By “trance in a waking state” I meant that in order to enter the trance I have to pass through a state of sleep. But some people do not need this step — they simply sit and plunge into trance.

That does not explain the phrase. Many people pass through sleep to trance.

During today’s noon sleep, intense waves of love were flowing out from me towards the Mother while she was giving me an interview. The Mother was holding me close to her. What was it — sleep or samadhi?

If it was sleep, you must have got into the vital plane or some supraphysical plane and met the Mother there.

During the samadhi states the Mother’s Force was quite solid. During the waking state, however, the action induced a certain emptiness or voidness in my being, right down to the body. I am unable to say whether it was in the subtle body or the outer that the density was felt.

It must be in the subtle body, for it is that one feels in trance or sleep — besides, if it were the physical body, the density would usually last for some time after waking.

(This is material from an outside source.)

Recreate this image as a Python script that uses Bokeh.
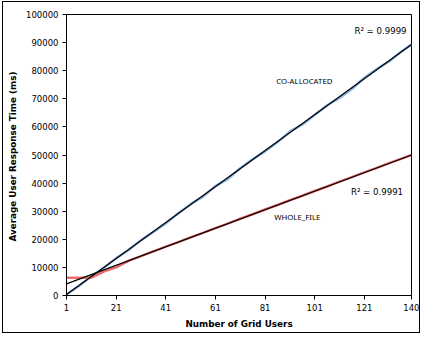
from bokeh.plotting import figure
from bokeh.models import Range1d, FixedTicker, Label
from bokeh.embed import file_html
from bokeh.resources import INLINE

# ---- data ----
users = [1, 6, 11, 16, 21, 26, 31, 36, 41, 46, 51, 56, 61, 66, 71, 76, 81, 86,
         91, 96, 101, 106, 111, 116, 121, 126, 131, 136, 140]
co_allocated = [350, 3400, 6800, 9800, 13300, 16100, 19700, 22600, 25600, 29300,
                32500, 35200, 38900, 41400, 45300, 48500, 51300, 54500, 58400,
                60800, 64200, 67700, 70300, 73500, 77500, 80600, 83300, 86900, 89300]
whole_file = [6300, 6300, 6400, 8500, 10000, 12300, 14000, 15700, 17400, 19000,
              20700, 22300, 24000, 25600, 27300, 28900, 30600, 32200, 33900,
              35500, 37200, 38800, 40500, 42100, 43800, 45400, 47100, 48700, 50000]

trend_x = [1, 140]
co_trend = [350, 89300]
wf_trend = [4160, 50000]

x_ticks = [1, 21, 41, 61, 81, 101, 121, 140]
y_ticks = [0, 10000, 20000, 30000, 40000, 50000, 60000, 70000, 80000, 90000, 100000]
y_tick_labels = ["0", "10000", "20000", "30000", "40000", "50000", "60000",
                 "70000", "80000", "90000", "100000"]

p = figure(width=418, height=332, output_backend="svg", toolbar_location=None,
           x_range=Range1d(1, 140), y_range=Range1d(0, 100000),
           min_border_left=63, min_border_top=12, min_border_right=10,
           min_border_bottom=39)
p.styles = {"border": "1px solid #000000", "margin": "1px 0px 0px 2px"}
p.background_fill_color = "white"
p.border_fill_color = "white"
p.outline_line_color = "black"
p.outline_line_width = 1
p.xgrid.visible = False
p.ygrid.visible = False

p.line(users, co_allocated, line_color="#8DB4E2", line_width=2.5)
p.line(users, whole_file, line_color="#EE6B6B", line_width=2.5)
p.line(trend_x, co_trend, line_color="black", line_width=1.3)
p.line(trend_x, wf_trend, line_color="black", line_width=1.3)

for ax in (p.xaxis[0], p.yaxis[0]):
    ax.axis_line_color = "black"
    ax.major_tick_line_color = "black"
    ax.minor_tick_line_color = None
    ax.major_tick_out = 4
    ax.major_tick_in = 0
    ax.major_label_text_font = "DejaVu Sans"
    ax.major_label_text_font_size = "8.5px"
    ax.major_label_text_color = "black"
    ax.axis_label_text_font = "DejaVu Sans"
    ax.axis_label_text_font_style = "bold"
    ax.axis_label_text_font_size = "8.8px"
    ax.axis_label_text_color = "black"
    ax.major_label_standoff = 4
    ax.axis_label_standoff = 5

p.xaxis.ticker = FixedTicker(ticks=x_ticks)
p.yaxis.ticker = FixedTicker(ticks=y_ticks)
p.yaxis.major_label_overrides = {t: l for t, l in zip(y_ticks, y_tick_labels)}
p.xaxis.axis_label = "Number of Grid Users"
p.yaxis.axis_label = "Average User Response Time  (ms)"

for txt, x, y, font, size in [("R\u00b2 = 0.9999", 117, 94000, "DejaVu Sans", "8.6px"),
                              ("CO-ALLOCATED", 85.5, 76500, "Noto Sans", "7.8px"),
                              ("R\u00b2 = 0.9991", 115.6, 37000, "DejaVu Sans", "8.6px"),
                              ("WHOLE_FILE", 84.7, 27800, "Noto Sans", "7.8px")]:
    p.add_layout(Label(x=x, y=y, text=txt, text_font=font,
                       text_font_size=size, text_baseline="middle",
                       text_align="left", text_color="black"))

open("out.html", "w").write(file_html(p, INLINE))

For the last three days the trance comes at noon. After it is over the dense energy it brings lasts up to the night. What is this dense energy?

I don’t know what it should be other than a form of the Force.

For several days there was no trance. However, there was a continued sadhana.

If there was a continued sadhana, it does not matter about the samadhi. The sadhana took another form, that is all.

Now the pressure for the samadhi comes at the usual time, but there is no samadhi. If it is due to the rising of inertia, how is it that I can concentrate and live without effort in the higher consciousness but can’t withdraw into samadhi?

There is no answer to these hows and whys except that your consciousness has sufficiently developed the capacity to ascend into the higher consciousness so as to be able to do it at will, but has not to an equal extent developed the capacity of going into samadhi. But that is obvious and is simply the statement of the fact.

In one letter you have written that the Mother always sees things when she goes into trance. Is it not natural for one to see things in trance, even though in the waking state one does not have even a single vision?

Vision in trance is vision no less than vision in the waking state. It is only the condition of the recipient consciousness that varies — in one the waking consciousness shares in the vision, in the other it is excluded for the sake of greater facility and range in the inner experience. But in both it is the inner vision that sees.